Move fast, they breed fast
The reason spider mites get out of control is speed. In warm conditions a female can lay eggs that hatch within days, and those offspring mature and lay their own eggs quickly. A handful of mites becomes thousands in a couple of weeks. That is why a single spray never finishes the job: it may kill adults but leave eggs that hatch two or three days later. You have to treat repeatedly on a tight schedule to catch each new hatch before it can breed.
Treatment schedule
- Isolate the affected plant if you can, and inspect every other plant, since mites spread by walking and on your hands and clothes.
- Spray thoroughly, hitting the undersides of leaves where mites and eggs live. In veg, insecticidal soap or neem oil are common choices; some growers rotate products so mites do not adapt.
- Repeat every 2 to 3 days for at least three to four cycles to catch newly hatched mites before they lay eggs.
- Lower the room temperature and raise humidity a bit, since mites favor hot and dry. Cooler, more humid conditions slow their breeding.
- Keep inspecting leaf undersides after you think they are gone; mites are famous for coming back from a few survivors.
Avoid spraying oils or soaps on flowering buds. Late-flower mite problems are hard, which is one more reason to catch them in veg.
Signs at a glance
| Sign | Stage of infestation |
|---|---|
| Fine yellow or white stippling on leaf tops | Early, act now |
| Tiny moving specks on leaf undersides | Active feeding |
| Clusters of eggs under leaves | Breeding, tighten spray schedule |
| Fine silk webbing on leaves and stems | Heavy infestation |
| Leaves bronzing and dropping | Severe, plant health at risk |
Keeping them out for good
Prevention beats eradication every time. Quarantine new plants before they join your garden, since mites often hitchhike in on infested clones. Keep the room cooler and reasonably humid rather than hot and bone dry, which discourages mites from the start; our temperature and humidity guide covers target ranges.

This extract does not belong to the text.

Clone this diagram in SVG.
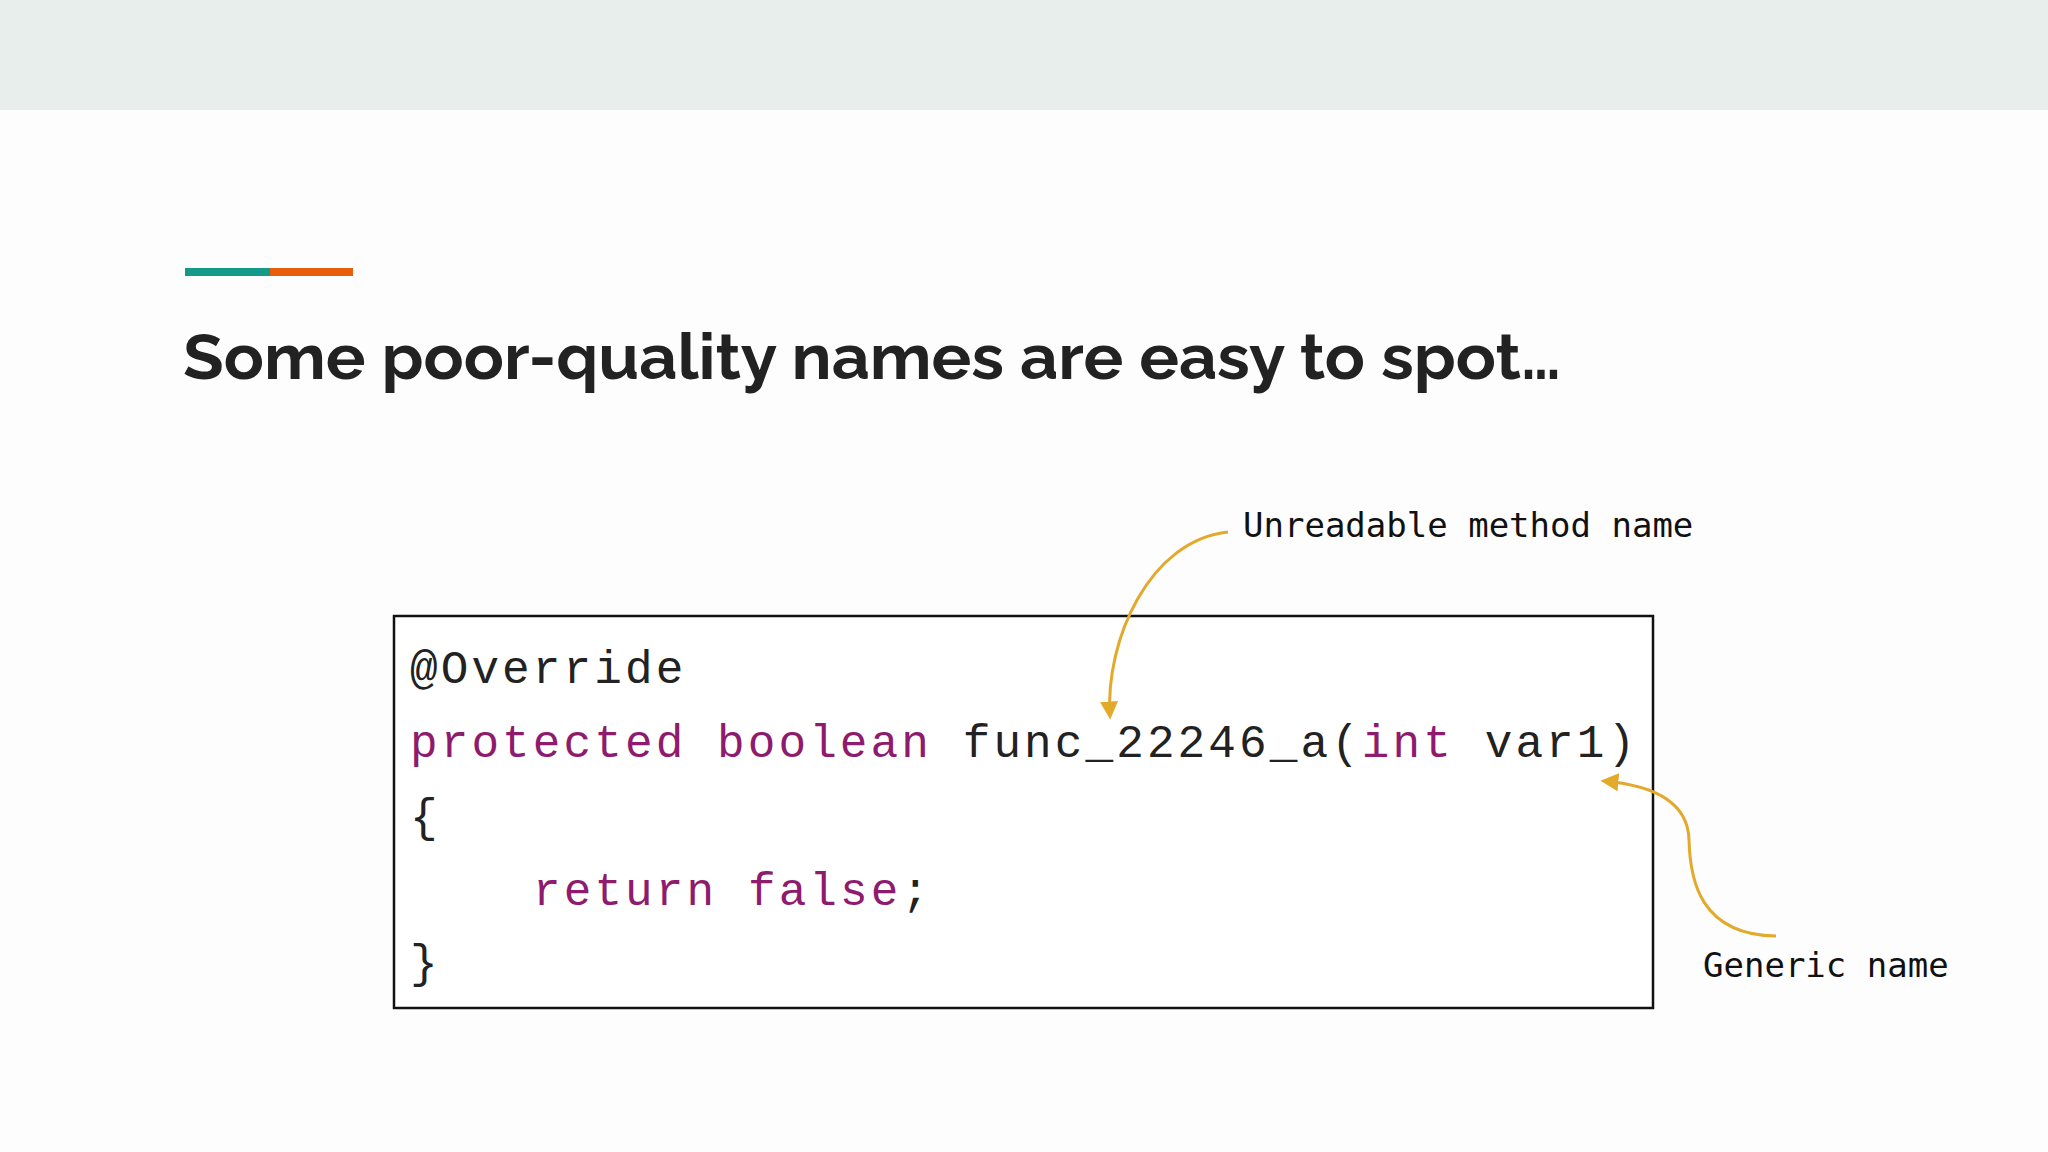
<svg xmlns="http://www.w3.org/2000/svg" width="2048" height="1152" viewBox="0 0 2048 1152">
<style>
.code{font-family:"Liberation Mono","DejaVu Sans Mono",monospace;font-size:46px;letter-spacing:3.1px;fill:#222}
.kw{fill:#8e1b6e}
.lbl{font-family:"DejaVu Sans Mono",monospace;font-size:34px;fill:#111}
.arr{fill:none;stroke:#e3a92b;stroke-width:3}
</style>
<defs><marker id="ah" viewBox="0 0 10 10" refX="8" refY="5" markerWidth="6" markerHeight="6" orient="auto"><path d="M0,0L10,5L0,10z" fill="#e3a92b"/></marker></defs>
<rect width="2048" height="1152" fill="#fdfdfd"/>
<rect width="2048" height="110" fill="#e8eeec"/>
<rect x="185" y="268" width="85" height="8" fill="#14998a"/>
<rect x="270" y="268" width="83" height="8" fill="#e85d0c"/>
<text x="183" y="379" font-family="Raleway,'Open Sans',sans-serif" font-weight="bold" font-size="64" fill="#222" textLength="1378" lengthAdjust="spacingAndGlyphs">Some poor-quality names are easy to spot…</text>
<g id="codebox">
<rect x="394" y="616" width="1259" height="392" fill="#fff" stroke="#111" stroke-width="2.5"/>
<text class="code" x="410" y="683">@Override</text>
<text class="code" x="410" y="757"><tspan class="kw">protected boolean</tspan> func_22246_a(<tspan class="kw">int</tspan> var1)</text>
<text class="code" x="410" y="831">{</text>
<text class="code" x="533" y="905"><tspan class="kw">return false</tspan>;</text>
<text class="code" x="410" y="977">}</text>
</g>
<g id="label1"><text class="lbl" x="1243" y="537">Unreadable method name</text></g>
<g id="label2"><text class="lbl" x="1703" y="977">Generic name</text></g>
<g id="connectors">
<path class="arr" marker-end="url(#ah)" d="M1228,532 C1150,540 1105,640 1110,716"/>
<path class="arr" marker-end="url(#ah)" d="M1776,936 C1700,935 1690,880 1689,840 C1688,800 1650,785 1604,781"/>
</g>
</svg>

Keep the space clean, avoid tracking mites in on clothing after visiting other gardens, and scout leaf undersides regularly with a loupe. Steady airflow and a healthy, unstressed canopy also make plants less inviting. Starting with clean, nursery-grown stock removes the most common way mites enter a room in the first place.
Frequently asked questions
Why do spider mites keep coming back after I spray?

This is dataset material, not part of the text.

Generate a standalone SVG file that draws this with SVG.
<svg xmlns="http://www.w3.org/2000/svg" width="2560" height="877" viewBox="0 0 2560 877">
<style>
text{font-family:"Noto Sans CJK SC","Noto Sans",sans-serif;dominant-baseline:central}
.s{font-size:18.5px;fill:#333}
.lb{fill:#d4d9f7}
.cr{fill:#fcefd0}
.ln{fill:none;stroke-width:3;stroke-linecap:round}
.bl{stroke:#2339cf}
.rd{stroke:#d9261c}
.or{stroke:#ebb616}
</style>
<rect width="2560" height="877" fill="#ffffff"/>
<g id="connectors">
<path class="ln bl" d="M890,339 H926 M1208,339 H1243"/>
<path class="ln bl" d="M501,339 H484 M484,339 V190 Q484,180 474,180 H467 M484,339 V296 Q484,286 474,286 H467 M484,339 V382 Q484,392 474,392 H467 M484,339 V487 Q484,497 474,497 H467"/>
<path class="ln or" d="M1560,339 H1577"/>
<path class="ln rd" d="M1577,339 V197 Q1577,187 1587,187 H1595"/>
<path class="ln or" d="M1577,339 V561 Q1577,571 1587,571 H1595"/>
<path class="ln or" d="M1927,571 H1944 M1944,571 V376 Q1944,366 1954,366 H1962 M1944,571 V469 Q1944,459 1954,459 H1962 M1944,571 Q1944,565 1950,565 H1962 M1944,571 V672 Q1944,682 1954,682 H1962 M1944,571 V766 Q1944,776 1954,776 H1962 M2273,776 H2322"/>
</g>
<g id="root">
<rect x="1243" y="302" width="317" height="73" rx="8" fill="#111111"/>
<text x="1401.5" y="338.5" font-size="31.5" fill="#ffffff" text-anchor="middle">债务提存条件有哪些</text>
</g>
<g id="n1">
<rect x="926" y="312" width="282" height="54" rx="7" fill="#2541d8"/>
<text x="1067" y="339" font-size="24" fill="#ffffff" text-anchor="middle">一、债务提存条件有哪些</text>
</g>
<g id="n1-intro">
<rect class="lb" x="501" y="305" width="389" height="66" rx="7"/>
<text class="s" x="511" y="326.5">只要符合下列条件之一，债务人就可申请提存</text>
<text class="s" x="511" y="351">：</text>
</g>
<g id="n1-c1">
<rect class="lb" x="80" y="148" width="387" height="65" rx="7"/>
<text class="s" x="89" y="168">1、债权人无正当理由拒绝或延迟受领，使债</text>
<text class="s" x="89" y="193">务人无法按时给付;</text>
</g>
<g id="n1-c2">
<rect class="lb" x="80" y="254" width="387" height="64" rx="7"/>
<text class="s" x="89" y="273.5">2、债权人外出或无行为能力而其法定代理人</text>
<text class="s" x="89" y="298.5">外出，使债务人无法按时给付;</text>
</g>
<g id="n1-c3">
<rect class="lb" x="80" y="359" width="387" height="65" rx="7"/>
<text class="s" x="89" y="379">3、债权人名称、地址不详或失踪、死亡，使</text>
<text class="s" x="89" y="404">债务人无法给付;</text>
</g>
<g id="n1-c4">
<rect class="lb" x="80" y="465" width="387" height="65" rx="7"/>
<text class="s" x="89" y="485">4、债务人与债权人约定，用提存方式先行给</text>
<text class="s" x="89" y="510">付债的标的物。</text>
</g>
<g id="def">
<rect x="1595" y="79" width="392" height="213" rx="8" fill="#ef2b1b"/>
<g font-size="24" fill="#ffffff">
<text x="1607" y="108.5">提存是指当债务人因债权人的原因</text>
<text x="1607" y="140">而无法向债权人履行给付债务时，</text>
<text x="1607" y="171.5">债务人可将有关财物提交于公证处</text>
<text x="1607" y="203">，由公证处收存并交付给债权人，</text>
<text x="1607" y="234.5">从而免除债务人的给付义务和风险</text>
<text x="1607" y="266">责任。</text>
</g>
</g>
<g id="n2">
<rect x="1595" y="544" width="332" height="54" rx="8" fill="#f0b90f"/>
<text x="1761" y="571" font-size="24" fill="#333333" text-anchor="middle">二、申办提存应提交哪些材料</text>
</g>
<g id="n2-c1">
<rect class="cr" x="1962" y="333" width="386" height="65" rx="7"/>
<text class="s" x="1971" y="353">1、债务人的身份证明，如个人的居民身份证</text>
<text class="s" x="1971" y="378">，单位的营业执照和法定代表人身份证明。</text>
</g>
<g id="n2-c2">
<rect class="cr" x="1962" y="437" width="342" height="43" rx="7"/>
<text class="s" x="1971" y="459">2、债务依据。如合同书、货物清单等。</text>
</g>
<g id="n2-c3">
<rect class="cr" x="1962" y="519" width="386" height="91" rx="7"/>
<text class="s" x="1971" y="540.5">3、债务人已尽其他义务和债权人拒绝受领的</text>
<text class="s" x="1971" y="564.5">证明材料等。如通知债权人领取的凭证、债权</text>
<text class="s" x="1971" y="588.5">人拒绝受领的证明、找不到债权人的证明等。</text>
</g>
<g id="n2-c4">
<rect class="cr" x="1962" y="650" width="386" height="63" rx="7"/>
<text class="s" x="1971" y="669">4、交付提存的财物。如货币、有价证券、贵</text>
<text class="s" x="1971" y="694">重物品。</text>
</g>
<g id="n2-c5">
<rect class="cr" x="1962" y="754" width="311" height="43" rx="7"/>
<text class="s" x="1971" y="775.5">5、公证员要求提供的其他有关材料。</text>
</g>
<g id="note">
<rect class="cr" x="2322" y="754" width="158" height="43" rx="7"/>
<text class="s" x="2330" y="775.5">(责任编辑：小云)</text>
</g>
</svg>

Because most sprays kill adults but not eggs. Those eggs hatch two to three days later and the cycle restarts. You need to repeat treatment every 2 to 3 days for several cycles to catch each new hatch before it breeds. Skipping a treatment lets the survivors rebuild the population quickly.
What environment discourages spider mites?
Mites love hot, dry rooms because heat speeds their breeding. Cooler temperatures with moderately higher humidity slow them down significantly. Pairing an environmental shift with your spray schedule is far more effective than spraying alone, and it makes your grow less inviting to mites in the first place.
Can I spray for mites during flowering?
Avoid spraying oils and soaps onto buds, since residue and mold risk make it a bad idea. Late-flower mite control is limited mostly to environmental measures and careful removal of the worst leaves. This is exactly why catching mites in veg matters so much, when you can treat aggressively without touching flower.
How did spider mites get into my grow?
Most often they ride in on infested clones or on your clothing and hands after contact with another garden. Pets and open windows can bring them too. Quarantine every new plant, inspect leaf undersides before introducing it, and start with clean nursery stock to cut off the most common entry route.